[Exercise goal] Lines from the one containing "Rebuild this chart" to the one containing "Chart.register(...registerables);", both lines included, are to be extracted exactly from the data below; pictures are excluded.

>> Start Data excerpts

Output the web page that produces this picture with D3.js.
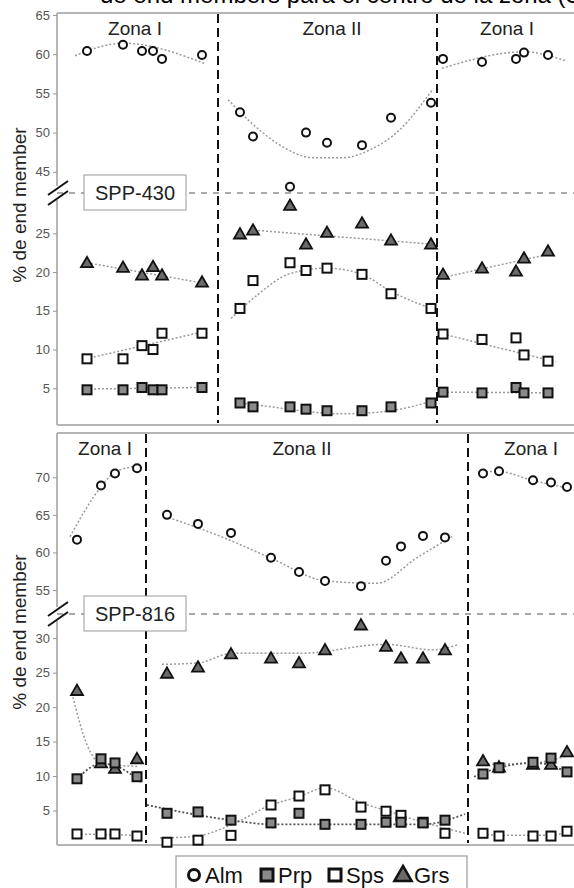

>> End Data excerpts
>> Start Data excerpts

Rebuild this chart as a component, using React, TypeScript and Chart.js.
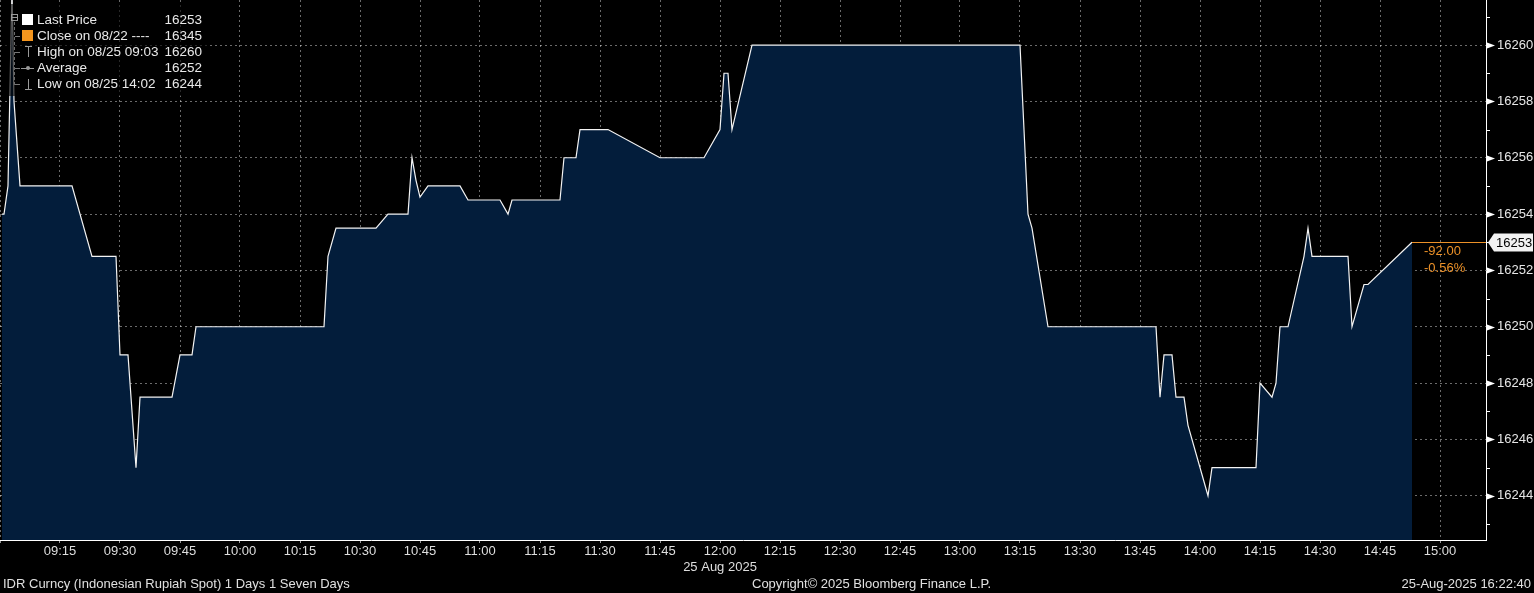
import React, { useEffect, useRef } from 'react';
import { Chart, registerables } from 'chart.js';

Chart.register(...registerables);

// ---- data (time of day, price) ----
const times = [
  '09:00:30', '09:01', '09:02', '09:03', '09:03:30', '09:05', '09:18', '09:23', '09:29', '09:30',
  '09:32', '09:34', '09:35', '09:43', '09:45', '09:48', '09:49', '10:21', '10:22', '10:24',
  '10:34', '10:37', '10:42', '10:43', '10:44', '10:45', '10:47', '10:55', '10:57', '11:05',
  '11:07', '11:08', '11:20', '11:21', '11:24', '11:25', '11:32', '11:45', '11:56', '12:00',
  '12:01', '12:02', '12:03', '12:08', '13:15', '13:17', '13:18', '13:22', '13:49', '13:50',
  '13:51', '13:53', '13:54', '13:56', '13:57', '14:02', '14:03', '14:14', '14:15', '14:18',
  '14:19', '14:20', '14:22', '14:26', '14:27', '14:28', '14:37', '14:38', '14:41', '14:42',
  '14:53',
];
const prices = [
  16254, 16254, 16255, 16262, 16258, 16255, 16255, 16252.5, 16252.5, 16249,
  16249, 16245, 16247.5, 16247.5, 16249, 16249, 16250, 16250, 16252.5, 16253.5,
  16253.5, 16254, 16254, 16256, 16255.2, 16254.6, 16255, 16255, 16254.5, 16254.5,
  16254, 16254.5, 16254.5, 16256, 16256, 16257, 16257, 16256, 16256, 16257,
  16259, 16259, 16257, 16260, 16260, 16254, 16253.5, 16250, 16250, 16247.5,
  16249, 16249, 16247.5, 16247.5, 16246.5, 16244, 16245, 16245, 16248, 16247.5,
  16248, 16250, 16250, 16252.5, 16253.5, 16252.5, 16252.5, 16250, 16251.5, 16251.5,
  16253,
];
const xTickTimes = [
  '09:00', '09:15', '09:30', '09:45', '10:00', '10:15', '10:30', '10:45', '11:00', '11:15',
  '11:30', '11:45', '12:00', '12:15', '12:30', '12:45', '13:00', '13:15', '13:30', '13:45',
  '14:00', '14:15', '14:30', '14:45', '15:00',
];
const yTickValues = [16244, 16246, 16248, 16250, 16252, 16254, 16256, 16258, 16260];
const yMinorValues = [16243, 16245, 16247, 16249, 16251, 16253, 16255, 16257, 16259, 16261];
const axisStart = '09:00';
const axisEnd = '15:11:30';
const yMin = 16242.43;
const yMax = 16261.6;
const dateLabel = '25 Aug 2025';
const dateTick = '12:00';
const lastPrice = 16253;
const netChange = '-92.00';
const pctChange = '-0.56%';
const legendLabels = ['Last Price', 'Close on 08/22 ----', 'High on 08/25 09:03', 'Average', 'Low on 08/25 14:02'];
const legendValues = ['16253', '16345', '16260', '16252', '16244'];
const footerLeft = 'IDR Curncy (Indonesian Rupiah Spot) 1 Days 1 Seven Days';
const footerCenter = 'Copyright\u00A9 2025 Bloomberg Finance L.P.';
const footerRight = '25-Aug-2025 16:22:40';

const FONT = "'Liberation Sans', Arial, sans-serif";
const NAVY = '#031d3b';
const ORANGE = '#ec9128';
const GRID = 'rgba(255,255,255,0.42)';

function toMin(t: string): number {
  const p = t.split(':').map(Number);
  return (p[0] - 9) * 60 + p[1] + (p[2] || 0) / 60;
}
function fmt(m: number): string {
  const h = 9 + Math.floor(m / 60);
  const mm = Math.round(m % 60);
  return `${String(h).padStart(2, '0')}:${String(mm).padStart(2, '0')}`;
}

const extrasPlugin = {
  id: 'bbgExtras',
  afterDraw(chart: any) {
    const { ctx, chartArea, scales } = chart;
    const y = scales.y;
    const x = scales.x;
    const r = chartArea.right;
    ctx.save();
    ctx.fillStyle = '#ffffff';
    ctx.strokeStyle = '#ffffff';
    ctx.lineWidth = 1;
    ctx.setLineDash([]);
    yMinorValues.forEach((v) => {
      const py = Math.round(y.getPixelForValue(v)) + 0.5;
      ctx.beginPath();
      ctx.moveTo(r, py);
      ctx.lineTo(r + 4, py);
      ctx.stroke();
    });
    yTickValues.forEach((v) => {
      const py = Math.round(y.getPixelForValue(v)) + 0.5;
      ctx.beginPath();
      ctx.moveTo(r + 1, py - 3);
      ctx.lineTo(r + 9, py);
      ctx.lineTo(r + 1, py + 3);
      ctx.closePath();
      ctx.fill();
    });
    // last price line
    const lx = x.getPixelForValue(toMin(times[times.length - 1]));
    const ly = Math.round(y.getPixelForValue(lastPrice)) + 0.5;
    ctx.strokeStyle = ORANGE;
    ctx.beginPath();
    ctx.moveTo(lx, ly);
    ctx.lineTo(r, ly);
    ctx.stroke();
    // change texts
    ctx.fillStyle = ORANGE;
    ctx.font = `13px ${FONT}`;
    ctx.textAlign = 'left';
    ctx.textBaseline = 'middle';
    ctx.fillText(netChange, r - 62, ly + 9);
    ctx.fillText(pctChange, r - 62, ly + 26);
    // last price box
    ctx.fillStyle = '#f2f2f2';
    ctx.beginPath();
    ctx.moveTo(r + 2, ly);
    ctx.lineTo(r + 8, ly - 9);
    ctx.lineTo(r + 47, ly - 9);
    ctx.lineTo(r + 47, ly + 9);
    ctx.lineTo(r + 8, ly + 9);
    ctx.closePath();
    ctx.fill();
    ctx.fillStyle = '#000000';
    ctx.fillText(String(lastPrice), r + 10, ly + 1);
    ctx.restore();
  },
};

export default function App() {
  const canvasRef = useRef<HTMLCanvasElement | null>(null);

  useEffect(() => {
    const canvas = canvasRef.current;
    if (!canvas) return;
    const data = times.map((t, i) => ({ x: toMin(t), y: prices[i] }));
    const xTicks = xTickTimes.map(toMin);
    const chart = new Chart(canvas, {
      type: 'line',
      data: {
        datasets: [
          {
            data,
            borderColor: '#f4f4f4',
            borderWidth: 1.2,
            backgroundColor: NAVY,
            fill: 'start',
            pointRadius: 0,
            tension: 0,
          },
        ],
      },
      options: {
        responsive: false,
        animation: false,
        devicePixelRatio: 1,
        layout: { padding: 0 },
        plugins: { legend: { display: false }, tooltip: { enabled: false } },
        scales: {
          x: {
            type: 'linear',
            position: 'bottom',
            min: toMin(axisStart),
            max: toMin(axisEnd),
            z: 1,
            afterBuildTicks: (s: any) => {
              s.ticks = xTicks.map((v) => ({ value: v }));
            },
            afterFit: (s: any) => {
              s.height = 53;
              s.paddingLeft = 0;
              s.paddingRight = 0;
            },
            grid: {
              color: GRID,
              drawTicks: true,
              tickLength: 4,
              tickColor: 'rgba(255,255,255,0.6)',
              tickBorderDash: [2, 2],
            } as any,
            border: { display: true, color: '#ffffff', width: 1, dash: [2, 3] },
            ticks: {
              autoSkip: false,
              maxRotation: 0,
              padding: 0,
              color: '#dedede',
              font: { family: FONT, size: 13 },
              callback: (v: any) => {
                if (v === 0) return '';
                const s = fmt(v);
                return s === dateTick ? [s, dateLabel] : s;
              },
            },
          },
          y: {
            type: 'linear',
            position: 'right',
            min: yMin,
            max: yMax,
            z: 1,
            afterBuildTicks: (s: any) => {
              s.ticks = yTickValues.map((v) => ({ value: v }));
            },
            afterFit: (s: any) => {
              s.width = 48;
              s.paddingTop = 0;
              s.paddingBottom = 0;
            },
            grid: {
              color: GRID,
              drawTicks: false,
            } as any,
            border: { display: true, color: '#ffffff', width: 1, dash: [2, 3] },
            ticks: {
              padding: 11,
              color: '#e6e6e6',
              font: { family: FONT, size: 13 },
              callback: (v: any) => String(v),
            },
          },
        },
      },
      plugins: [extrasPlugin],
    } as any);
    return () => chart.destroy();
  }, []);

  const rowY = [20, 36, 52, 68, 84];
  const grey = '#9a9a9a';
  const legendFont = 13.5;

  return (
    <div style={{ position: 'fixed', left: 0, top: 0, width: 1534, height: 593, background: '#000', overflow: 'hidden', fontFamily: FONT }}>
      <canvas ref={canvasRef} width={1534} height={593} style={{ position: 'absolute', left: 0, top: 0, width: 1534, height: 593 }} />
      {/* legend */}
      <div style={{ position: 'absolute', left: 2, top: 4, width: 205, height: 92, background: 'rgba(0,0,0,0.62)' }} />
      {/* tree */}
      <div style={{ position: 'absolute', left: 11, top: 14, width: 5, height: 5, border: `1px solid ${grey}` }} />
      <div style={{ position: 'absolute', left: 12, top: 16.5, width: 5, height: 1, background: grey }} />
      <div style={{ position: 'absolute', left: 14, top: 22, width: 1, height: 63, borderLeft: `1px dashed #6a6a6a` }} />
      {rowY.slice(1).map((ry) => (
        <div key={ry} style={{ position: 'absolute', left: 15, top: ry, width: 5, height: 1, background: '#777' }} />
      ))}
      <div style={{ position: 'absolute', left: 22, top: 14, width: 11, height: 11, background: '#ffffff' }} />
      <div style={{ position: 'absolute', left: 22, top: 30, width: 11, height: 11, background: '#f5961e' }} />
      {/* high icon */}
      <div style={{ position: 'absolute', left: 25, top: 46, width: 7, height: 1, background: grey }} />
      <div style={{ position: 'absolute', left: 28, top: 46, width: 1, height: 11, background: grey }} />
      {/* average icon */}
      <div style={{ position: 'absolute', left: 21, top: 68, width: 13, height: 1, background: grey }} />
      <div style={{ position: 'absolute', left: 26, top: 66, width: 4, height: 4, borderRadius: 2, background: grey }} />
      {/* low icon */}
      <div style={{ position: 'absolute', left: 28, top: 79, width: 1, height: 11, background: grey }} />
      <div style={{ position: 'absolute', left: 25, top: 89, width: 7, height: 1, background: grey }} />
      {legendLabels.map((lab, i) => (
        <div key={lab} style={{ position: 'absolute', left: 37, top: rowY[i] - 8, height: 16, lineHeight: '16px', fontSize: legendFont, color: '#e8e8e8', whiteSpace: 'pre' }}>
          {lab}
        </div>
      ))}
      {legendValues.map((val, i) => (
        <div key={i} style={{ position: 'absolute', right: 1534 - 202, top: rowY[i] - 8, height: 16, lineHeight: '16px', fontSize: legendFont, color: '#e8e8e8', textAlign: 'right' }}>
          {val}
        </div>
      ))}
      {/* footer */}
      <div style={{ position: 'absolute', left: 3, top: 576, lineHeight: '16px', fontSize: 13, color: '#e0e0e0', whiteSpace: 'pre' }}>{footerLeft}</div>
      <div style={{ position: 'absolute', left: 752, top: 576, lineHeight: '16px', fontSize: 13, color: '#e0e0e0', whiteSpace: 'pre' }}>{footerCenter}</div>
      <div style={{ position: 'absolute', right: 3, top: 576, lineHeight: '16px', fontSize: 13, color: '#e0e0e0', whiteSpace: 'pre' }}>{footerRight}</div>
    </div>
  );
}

>> End Data excerpts

[Solution for this exercise]
Rebuild this chart as a component, using React, TypeScript and Chart.js.
import React, { useEffect, useRef } from 'react';
import { Chart, registerables } from 'chart.js';

Chart.register(...registerables);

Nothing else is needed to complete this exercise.